世上的事往往就这么奇怪,大凡发誓的事往往就是最不靠谱的。譬如我发誓不种菜。而打破这个誓言的却是百花洲。
老南昌人对百花洲情有独钟,这个东湖之中三座小岛,孔子贤徒澹台灭明在此结草为庐,唐刺史韦丹东湖筑堤,宋通判丰有浚植柳成荫,于是这里荷花满湖,万柳垂绦,奇花香草,竞相开放,故称之百花洲。在那时颇有世外桃源的感觉,只不过现在成了南昌老城区中心。这里人文气息浓厚,李绅、杜牧、黄庭坚、辛弃疾、欧阳修、文天祥等文人留下了许多名篇。宋代隐士苏云卿就曾在东洲灌园植蔬,后来人们便将东洲称之为苏翁圃。早期的东洲是要划船上岛的,犹如《射雕英雄传》中黄药师之桃花岛。后修了一条堤与之相连,两旁垂柳飘飘,后来大家便将这条堤称之为万柳堤、苏公堤或苏堤。著名的豫章十景中,“东湖夜月”和“苏圃春蔬”就在百花洲。
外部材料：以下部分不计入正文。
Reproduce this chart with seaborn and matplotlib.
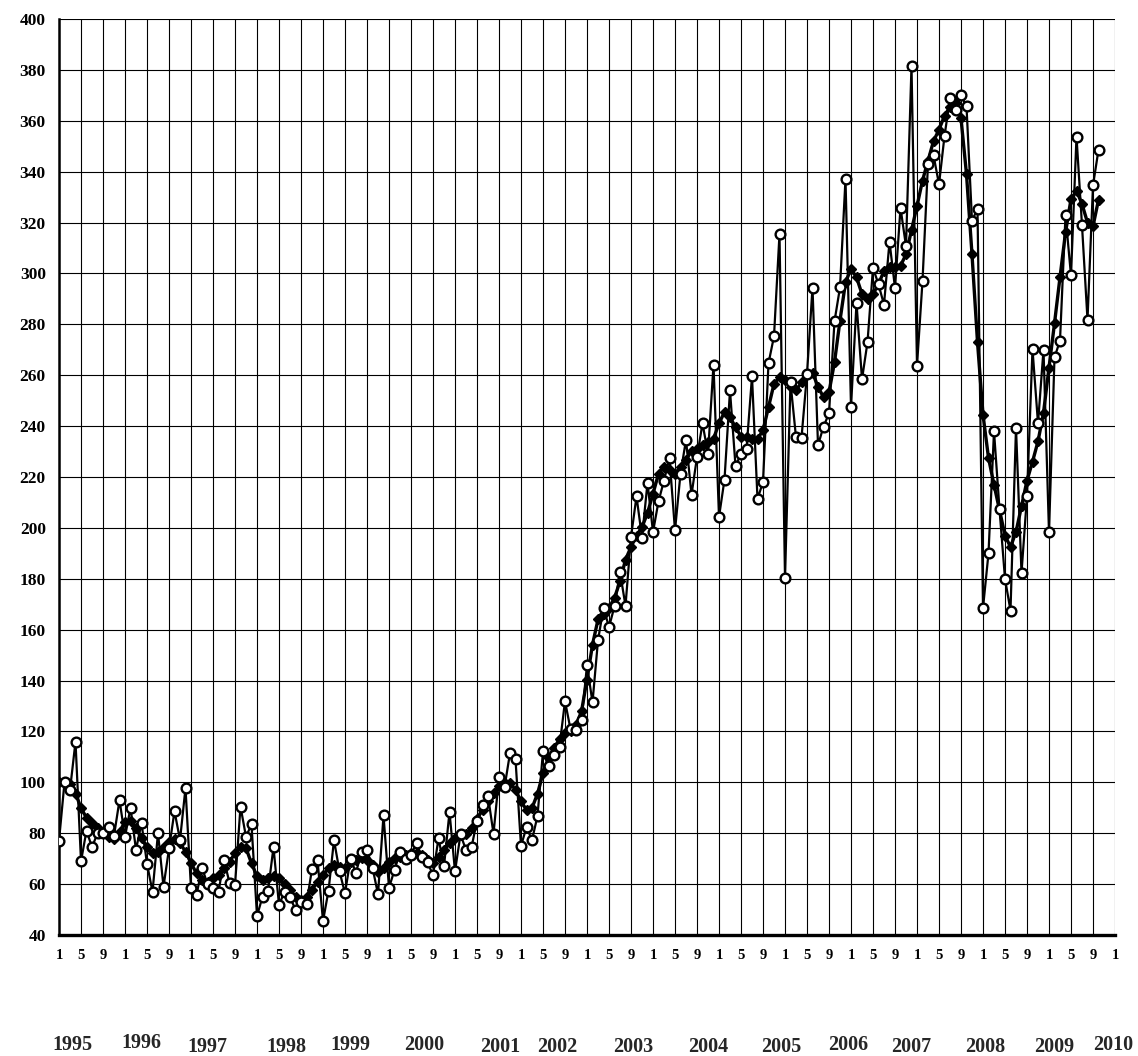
import numpy as np
import pandas as pd
import matplotlib
matplotlib.use("Agg")
import matplotlib.pyplot as plt
import seaborn as sns

# ---------------- data (monthly index, Jan 1995 = month 0) ----------------
monthly_values = [
    77, 100, 97, 116, 69, 81, 74.5, 80, 80, 82.5, 79, 93,
    78.6, 90, 73.5, 84, 68, 57, 80, 59, 74, 88.7, 77.3, 97.8,
    58.3, 55.7, 66.5, 60, 58.5, 57, 69.5, 60.5, 59.6, 90.5, 78.6, 83.5,
    47.5, 55, 57.4, 74.5, 51.8, 57, 54.8, 50, 53, 52.2, 66, 69.5,
    45.5, 57.4, 77.3, 65, 56.4, 70, 64.5, 72.7, 73.4, 66.5, 56, 87,
    58.6, 65.5, 72.6, 70, 71.4, 76, 70.7, 68.5, 63.6, 78, 67, 88.4,
    65, 79.5, 73.4, 74.4, 85, 91, 94.6, 79.8, 102, 98, 111.5, 109,
    75, 82.4, 77.3, 86.8, 112.2, 106.4, 110.6, 114, 131.9, 120.9, 120.5, 124.4,
    146, 131.4, 155.8, 168.6, 161, 169.2, 182.6, 169.4, 196.4, 212.4, 196.2, 217.7,
    198.4, 210.4, 218.6, 227.4, 199, 221.3, 234.6, 213, 227.8, 241.1, 229.1, 264.2,
    204.3, 219, 254, 224.3, 229.1, 231, 259.5, 211.4, 218, 264.7, 275.3, 315.5,
    180.4, 257.2, 235.6, 235.4, 260.5, 294.4, 232.5, 239.8, 245, 281.2, 294.5, 337.2,
    247.5, 288.4, 258.4, 273, 302.2, 295.7, 287.7, 312.5, 294.3, 325.8, 310.7, 381.6,
    263.8, 297, 343.2, 346.5, 335, 354, 368.8, 364.2, 370, 365.7, 320.8, 325.3,
    168.5, 190, 238, 207.3, 180, 167.5, 239.4, 182.3, 212.5, 270.2, 241.1, 270,
    198.2, 267, 273.6, 322.8, 299.2, 353.8, 318.9, 281.8, 334.6, 348.6,
]

trend_values = [
    100, 100, 99.5, 95.6, 90, 86, 84, 82, 80, 78.6, 77.6, 80.6,
    84.5, 85, 82, 78, 74.7, 72.1, 72.8, 74.7, 76.7, 77.8, 76.1, 72.8,
    68.2, 64.3, 61.7, 61, 62.3, 63.6, 66.2, 68.8, 72.1, 74.7, 74.1, 68.2,
    63, 61.7, 62.3, 63, 62.3, 60.1, 57.7, 55.1, 53.8, 55.1, 57.7, 61,
    63.6, 66.2, 67.5, 66.9, 66.2, 68.8, 69.5, 70.1, 69.5, 67.5, 64.9, 66.2,
    68.8, 70.1, 70.8, 71.4, 72.1, 72.3, 71.4, 69.5, 68.2, 70.8, 73.4, 76,
    78, 79.3, 79.8, 82, 85.5, 89.2, 92.5, 95.8, 98.4, 99.7, 99.7, 97.1,
    92.5, 89.2, 89.9, 95.5, 103.6, 109.5, 113.5, 117, 119.4, 120, 122.5, 127.9,
    140.4, 154.1, 164, 166, 168.5, 172.5, 179, 187.5, 192.5, 197, 200.3, 205.8,
    213.4, 221.3, 223.9, 222.6, 221.3, 223.9, 226.5, 230.4, 231, 232.4, 233.7, 235,
    241.1, 245.5, 243.5, 239.6, 235.9, 235.6, 235, 235, 238.3, 247.4, 256.6, 259.2,
    258, 255.3, 254, 257.2, 260.5, 261, 255.5, 251.3, 253.3, 265.1, 281.5, 296.5,
    301.8, 298.5, 291.9, 290, 291.9, 295.8, 301, 302.7, 302.7, 303, 307.5, 317,
    326.5, 336.5, 344.3, 352, 356.5, 362, 365.5, 367, 361, 339, 307.5, 273,
    244.5, 227.5, 217, 207, 197, 192.5, 198.4, 208.5, 218.6, 226, 234, 245.2,
    263, 280.4, 298.5, 316.1, 329.2, 332.5, 327.3, 320, 318.5, 329,
]

month_tick_labels = ["1", "5", "9"]
year_labels = ["1995", "1996", "1997", "1998", "1999", "2000", "2001", "2002",
               "2003", "2004", "2005", "2006", "2007", "2008", "2009", "2010"]
y_ticks = list(range(40, 401, 20))

# layout-only: where the (hand-placed) year captions sit, in month units
year_label_pos = [2.5, 15, 27, 41.3, 52.9, 66.4, 80.2, 90.5,
                  104.5, 118, 131.3, 143.5, 154.9, 168.4, 180.9, 191.6]
year_label_dy = [0, 1.5, -1.5, -1.5, 0, 0, -1.5, -1.5, -1.5, -1.5, -1.5, 0,
                 -1.5, -1.5, -1.5, 0]

df = pd.DataFrame({
    "month": np.arange(len(monthly_values)),
    "monthly": monthly_values,
    "trend": trend_values,
})

# ---------------- styling ----------------
sns.set_style("white")
plt.rcParams["font.family"] = ["Liberation Serif", "DejaVu Serif"]
plt.rcParams["font.weight"] = "bold"

fig = plt.figure(figsize=(11.38, 10.56), dpi=100)
ax = fig.add_axes([59 / 1138, 121 / 1056, (1115 - 59) / 1138, (1037 - 121) / 1056])

sns.lineplot(data=df, x="month", y="trend", ax=ax, color="black",
             linewidth=2.4, marker="D", markersize=5.2,
             markerfacecolor="black", markeredgecolor="black",
             markeredgewidth=1.0, zorder=3)
sns.lineplot(data=df, x="month", y="monthly", ax=ax, color="black",
             linewidth=1.6, marker="o", markersize=7.0,
             markerfacecolor="white", markeredgecolor="black",
             markeredgewidth=1.7, zorder=4)

n_months = 16 * 12
ax.set_xlim(0, n_months)
ax.set_ylim(40, 400)

xt = np.arange(0, n_months + 1, 4)
ax.set_xticks(xt)
ax.set_xticklabels([month_tick_labels[k % 3] for k in range(len(xt))],
                   fontsize=10.5, fontweight="bold")
ax.set_yticks(y_ticks)
ax.set_yticklabels([str(v) for v in y_ticks], fontsize=12.5, fontweight="bold")

ax.grid(True, color="black", linewidth=0.8)
ax.set_axisbelow(True)
ax.set_xlabel("")
ax.set_ylabel("")

for side in ["top", "right"]:
    ax.spines[side].set_visible(False)
ax.spines["left"].set_linewidth(1.8)
ax.spines["bottom"].set_linewidth(2.4)
ax.spines["left"].set_color("black")
ax.spines["bottom"].set_color("black")

ax.tick_params(axis="y", direction="inout", length=11, width=1.8, pad=4,
               colors="black")
ax.tick_params(axis="x", direction="inout", length=8, width=1.8, pad=6,
               colors="black")

for lbl, pos, dy in zip(year_labels, year_label_pos, year_label_dy):
    ax.annotate(lbl, xy=(pos, 0), xycoords=("data", "axes fraction"),
                xytext=(0, -79 + dy), textcoords="offset points",
                ha="center", va="center", fontsize=14.5, fontweight="bold",
                annotation_clip=False)

fig.savefig("out.png", dpi=100)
每次到百花洲散步,最喜欢去的地方就是苏翁圃。这个独立的小岛曲径通幽,每每漫步于此,想象着苏翁种的青翠欲滴的蔬菜,那种结庐在人境,而无车马喧的意境便油然而生。但让我大跌眼镜的却是苏翁铜像周边仅有的几块菜地,着实杂草众生,偶尔几株辣椒枝上挂着几只斜歪的辣椒。几丛还算绿色的韭菜长在灰白干燥的土壤上倒也格外的突出,旁边苏云卿的铜像和脚下筐子里的蔬菜远比这现实丰盛的多。我绕地四周转了转,顺势扣起一块土捏了捏,感觉这地质细腻夹沙,是非常好种菜的地呀,很有一番晨兴理荒秽,带月荷锄归的冲动。
世上的有些事,有时可能强求不来。有时却是踏破铁鞋无觅处,得来全不费工夫。这不一位工作人员见我爱不释手,上前邀我可否帮他们种种这近乎荒废的菜地,因为他们还有许多更重要的活要去干,就这样掉了一个馅饼下来,正好砸中了我。于是那个誓言破产了,我回家找出劳动工具,徘徊丘陇间,依依昔人居。几天功夫下来,苏翁草庐前的菜地又勃发出旺盛的生机。可以想象,不久这里便春蔬满园了。
从此,多了一项工作,每天早晚去整理那些噌噌往上长的菜苗。拔草、松土、浇水,是基本的操作,过上三月后,这里就是菜花满地豆篱虚。日暮客来闲话旧,又剪春蔬了。